Output every line exactly as written. Leave out pictures.

-*-*-

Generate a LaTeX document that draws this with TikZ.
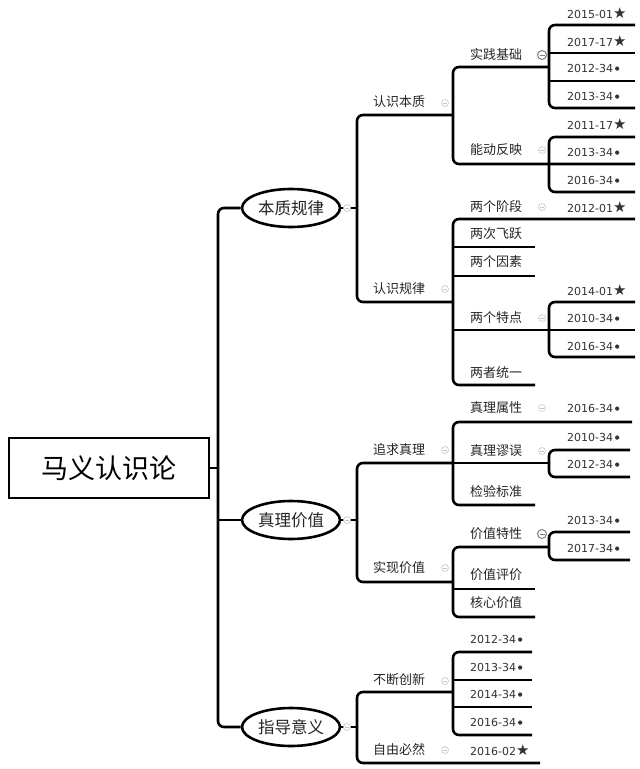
\documentclass[tikz,border=0pt]{standalone}
\usepackage{fontspec}
\setmainfont{DejaVu Sans}
\newfontfamily\cjk{Noto Sans CJK SC}
\newfontfamily\dtf{DejaVu Sans}
\usetikzlibrary{shapes.geometric}
\newcommand\mystar{{\fontsize{15}{15}\selectfont ★}}
\newcommand\mydot{\,\raisebox{1.8pt}{\fontsize{5.5}{6}\selectfont ●}}
\tikzset{
  ln/.style={line width=2.6pt, draw=black},
  rc/.style={rounded corners=6pt},
  lbl/.style={anchor=west, inner sep=0pt, font=\cjk\fontsize{13}{15}\selectfont, text=black!85},
  dlbl/.style={anchor=west, inner sep=0pt, font=\dtf\fontsize{11}{12}\selectfont, text=black!80},
  topic/.style={ellipse, draw, line width=2.6pt, minimum width=98pt, minimum height=38pt, inner sep=0pt, font=\cjk\fontsize{16.5}{18}\selectfont, text=black!85},
  fold/.style={circle, draw=gray!45, fill=white, line width=0.6pt, minimum size=7pt, inner sep=0pt,
    path picture={\draw[gray!45,line width=0.5pt] ([xshift=-2pt]path picture bounding box.center) -- ([xshift=2pt]path picture bounding box.center);}},
  folddark/.style={circle, draw=gray, fill=white, line width=1pt, minimum size=9pt, inner sep=0pt,
    path picture={\draw[gray,line width=0.7pt] ([xshift=-2.5pt]path picture bounding box.center) -- ([xshift=2.5pt]path picture bounding box.center);}}
}
\begin{document}
\begin{tikzpicture}[x=1pt,y=-1pt]
\useasboundingbox (0,0) rectangle (640,769);
\fill[white] (0,0) rectangle (640,769);

% root
\node[draw, line width=2.6pt, minimum width=200pt, minimum height=60pt, inner sep=0pt,
      font=\cjk\fontsize{27}{30}\selectfont] (root) at (109,468) {马义认识论};

% topics
\node[topic] (t1) at (291,208) {本质规律};
\node[topic] (t2) at (291,520) {真理价值};
\node[topic] (t3) at (291,727) {指导意义};

% trunk
\draw[ln] (root.east) -- (218,468);
\draw[ln,rc] (t1.west) -- (218,208) -- (218,727) -- (t3.west);
\draw[ln] (218,520) -- (t2.west);

% level 1 bars
\draw[ln] (t1.east) -- (357,208);
\draw[ln,rc] (453,115) -- (357,115) -- (357,302) -- (453,302);
\draw[ln] (t2.east) -- (357,520);
\draw[ln,rc] (453,463) -- (357,463) -- (357,582) -- (453,582);
\draw[ln] (t3.east) -- (357,727);
\draw[ln,rc] (453,692) -- (357,692) -- (357,763) -- (540,763);

% 认识本质
\draw[ln,rc] (549,67) -- (453,67) -- (453,164) -- (635,164);
\draw[ln,rc] (635,25) -- (549,25) -- (549,108) -- (635,108);
\draw[ln] (549,53) -- (635,53);
\draw[ln] (549,81) -- (635,81);
\draw[ln,rc] (635,137) -- (549,137) -- (549,192) -- (635,192);

% 认识规律
\draw[ln,rc] (635,219) -- (453,219) -- (453,385) -- (535,385);
\draw[ln] (453,247) -- (535,247);
\draw[ln] (453,276) -- (535,276);
\draw[ln] (453,330) -- (635,330);
\draw[ln,rc] (635,302) -- (549,302) -- (549,357) -- (635,357);

% 追求真理
\draw[ln,rc] (632,422) -- (453,422) -- (453,505) -- (535,505);
\draw[ln] (453,463) -- (549,463);
\draw[ln,rc] (630,450) -- (549,450) -- (549,477) -- (630,477);

% 实现价值
\draw[ln,rc] (549,547) -- (453,547) -- (453,617) -- (535,617);
\draw[ln] (453,589) -- (535,589);
\draw[ln,rc] (630,532) -- (549,532) -- (549,560) -- (630,560);

% 不断创新
\draw[ln,rc] (532,652) -- (453,652) -- (453,735) -- (532,735);
\draw[ln] (453,680) -- (532,680);
\draw[ln] (453,707) -- (532,707);

% text labels
\foreach \n/\x/\y/\t in {a1/373/102/认识本质, a2/373/289/认识规律, a3/373/450/追求真理,
  a4/373/568/实现价值, a5/373/680/不断创新, a6/373/750/自由必然,
  b1/470/54/实践基础, b2/470/150/能动反映, b3/470/207/两个阶段, b4/470/234/两次飞跃,
  b5/470/262/两个因素, b6/470/318/两个特点, b7/470/373/两者统一, b8/470/408/真理属性,
  b9/470/451/真理谬误, b10/470/492/检验标准, b11/470/534/价值特性, b12/470/575/价值评价,
  b13/470/603/核心价值}
  \node[lbl] (\n) at (\x,\y) {\t};

% date labels
\foreach \n/\x/\y/\t/\m in {d1/567/13/2015-01/\mystar, d2/567/41/2017-17/\mystar,
  d3/567/68/2012-34/\mydot, d4/567/96/2013-34/\mydot, d5/567/124/2011-17/\mystar,
  d6/567/152/2013-34/\mydot, d7/567/180/2016-34/\mydot, d8/567/207/2012-01/\mystar,
  d9/567/290/2014-01/\mystar, d10/567/318/2010-34/\mydot, d11/567/346/2016-34/\mydot,
  d12/567/408/2016-34/\mydot, d13/567/437/2010-34/\mydot, d14/567/464/2012-34/\mydot,
  d15/567/520/2013-34/\mydot, d16/567/548/2017-34/\mydot,
  d17/470/639/2012-34/\mydot, d18/470/667/2013-34/\mydot, d19/470/694/2014-34/\mydot,
  d20/470/722/2016-34/\mydot, d21/470/750/2016-02/\mystar}
  \node[dlbl] (\n) at (\x,\y) {\t\m};

% fold markers
\foreach \n/\x/\y in {f1/347/208, f2/347/520, f3/347/727, f4/445/103, f5/445/289,
  f6/445/450, f7/445/568, f8/445/681, f9/445/750, f10/542/150, f11/542/207,
  f12/542/318, f13/542/408, f14/542/451}
  \node[fold] (\n) at (\x,\y) {};
\node[folddark] (g1) at (542,55) {};
\node[folddark] (g2) at (542,534) {};
\end{tikzpicture}
\end{document}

-*-*-

Solved exercise:
Generate a LaTeX document that draws this with TikZ.
\documentclass[tikz,border=0pt]{standalone}
\usepackage{fontspec}
\setmainfont{DejaVu Sans}
\newfontfamily\cjk{Noto Sans CJK SC}
\newfontfamily\dtf{DejaVu Sans}
\usetikzlibrary{shapes.geometric}
\newcommand\mystar{{\fontsize{15}{15}\selectfont ★}}
\newcommand\mydot{\,\raisebox{1.8pt}{\fontsize{5.5}{6}\selectfont ●}}
\tikzset{
  ln/.style={line width=2.6pt, draw=black},
  rc/.style={rounded corners=6pt},
  lbl/.style={anchor=west, inner sep=0pt, font=\cjk\fontsize{13}{15}\selectfont, text=black!85},
  dlbl/.style={anchor=west, inner sep=0pt, font=\dtf\fontsize{11}{12}\selectfont, text=black!80},
  topic/.style={ellipse, draw, line width=2.6pt, minimum width=98pt, minimum height=38pt, inner sep=0pt, font=\cjk\fontsize{16.5}{18}\selectfont, text=black!85},
  fold/.style={circle, draw=gray!45, fill=white, line width=0.6pt, minimum size=7pt, inner sep=0pt,
    path picture={\draw[gray!45,line width=0.5pt] ([xshift=-2pt]path picture bounding box.center) -- ([xshift=2pt]path picture bounding box.center);}},
  folddark/.style={circle, draw=gray, fill=white, line width=1pt, minimum size=9pt, inner sep=0pt,
    path picture={\draw[gray,line width=0.7pt] ([xshift=-2.5pt]path picture bounding box.center) -- ([xshift=2.5pt]path picture bounding box.center);}}
}
\begin{document}
\begin{tikzpicture}[x=1pt,y=-1pt]
\useasboundingbox (0,0) rectangle (640,769);
\fill[white] (0,0) rectangle (640,769);

% root
\node[draw, line width=2.6pt, minimum width=200pt, minimum height=60pt, inner sep=0pt,
      font=\cjk\fontsize{27}{30}\selectfont] (root) at (109,468) {马义认识论};

% topics
\node[topic] (t1) at (291,208) {本质规律};
\node[topic] (t2) at (291,520) {真理价值};
\node[topic] (t3) at (291,727) {指导意义};

% trunk
\draw[ln] (root.east) -- (218,468);
\draw[ln,rc] (t1.west) -- (218,208) -- (218,727) -- (t3.west);
\draw[ln] (218,520) -- (t2.west);

% level 1 bars
\draw[ln] (t1.east) -- (357,208);
\draw[ln,rc] (453,115) -- (357,115) -- (357,302) -- (453,302);
\draw[ln] (t2.east) -- (357,520);
\draw[ln,rc] (453,463) -- (357,463) -- (357,582) -- (453,582);
\draw[ln] (t3.east) -- (357,727);
\draw[ln,rc] (453,692) -- (357,692) -- (357,763) -- (540,763);

% 认识本质
\draw[ln,rc] (549,67) -- (453,67) -- (453,164) -- (635,164);
\draw[ln,rc] (635,25) -- (549,25) -- (549,108) -- (635,108);
\draw[ln] (549,53) -- (635,53);
\draw[ln] (549,81) -- (635,81);
\draw[ln,rc] (635,137) -- (549,137) -- (549,192) -- (635,192);

% 认识规律
\draw[ln,rc] (635,219) -- (453,219) -- (453,385) -- (535,385);
\draw[ln] (453,247) -- (535,247);
\draw[ln] (453,276) -- (535,276);
\draw[ln] (453,330) -- (635,330);
\draw[ln,rc] (635,302) -- (549,302) -- (549,357) -- (635,357);

% 追求真理
\draw[ln,rc] (632,422) -- (453,422) -- (453,505) -- (535,505);
\draw[ln] (453,463) -- (549,463);
\draw[ln,rc] (630,450) -- (549,450) -- (549,477) -- (630,477);

% 实现价值
\draw[ln,rc] (549,547) -- (453,547) -- (453,617) -- (535,617);
\draw[ln] (453,589) -- (535,589);
\draw[ln,rc] (630,532) -- (549,532) -- (549,560) -- (630,560);

% 不断创新
\draw[ln,rc] (532,652) -- (453,652) -- (453,735) -- (532,735);
\draw[ln] (453,680) -- (532,680);
\draw[ln] (453,707) -- (532,707);

% text labels
\foreach \n/\x/\y/\t in {a1/373/102/认识本质, a2/373/289/认识规律, a3/373/450/追求真理,
  a4/373/568/实现价值, a5/373/680/不断创新, a6/373/750/自由必然,
  b1/470/54/实践基础, b2/470/150/能动反映, b3/470/207/两个阶段, b4/470/234/两次飞跃,
  b5/470/262/两个因素, b6/470/318/两个特点, b7/470/373/两者统一, b8/470/408/真理属性,
  b9/470/451/真理谬误, b10/470/492/检验标准, b11/470/534/价值特性, b12/470/575/价值评价,
  b13/470/603/核心价值}
  \node[lbl] (\n) at (\x,\y) {\t};

% date labels
\foreach \n/\x/\y/\t/\m in {d1/567/13/2015-01/\mystar, d2/567/41/2017-17/\mystar,
  d3/567/68/2012-34/\mydot, d4/567/96/2013-34/\mydot, d5/567/124/2011-17/\mystar,
  d6/567/152/2013-34/\mydot, d7/567/180/2016-34/\mydot, d8/567/207/2012-01/\mystar,
  d9/567/290/2014-01/\mystar, d10/567/318/2010-34/\mydot, d11/567/346/2016-34/\mydot,
  d12/567/408/2016-34/\mydot, d13/567/437/2010-34/\mydot, d14/567/464/2012-34/\mydot,
  d15/567/520/2013-34/\mydot, d16/567/548/2017-34/\mydot,
  d17/470/639/2012-34/\mydot, d18/470/667/2013-34/\mydot, d19/470/694/2014-34/\mydot,
  d20/470/722/2016-34/\mydot, d21/470/750/2016-02/\mystar}
  \node[dlbl] (\n) at (\x,\y) {\t\m};

% fold markers
\foreach \n/\x/\y in {f1/347/208, f2/347/520, f3/347/727, f4/445/103, f5/445/289,
  f6/445/450, f7/445/568, f8/445/681, f9/445/750, f10/542/150, f11/542/207,
  f12/542/318, f13/542/408, f14/542/451}
  \node[fold] (\n) at (\x,\y) {};
\node[folddark] (g1) at (542,55) {};
\node[folddark] (g2) at (542,534) {};
\end{tikzpicture}
\end{document}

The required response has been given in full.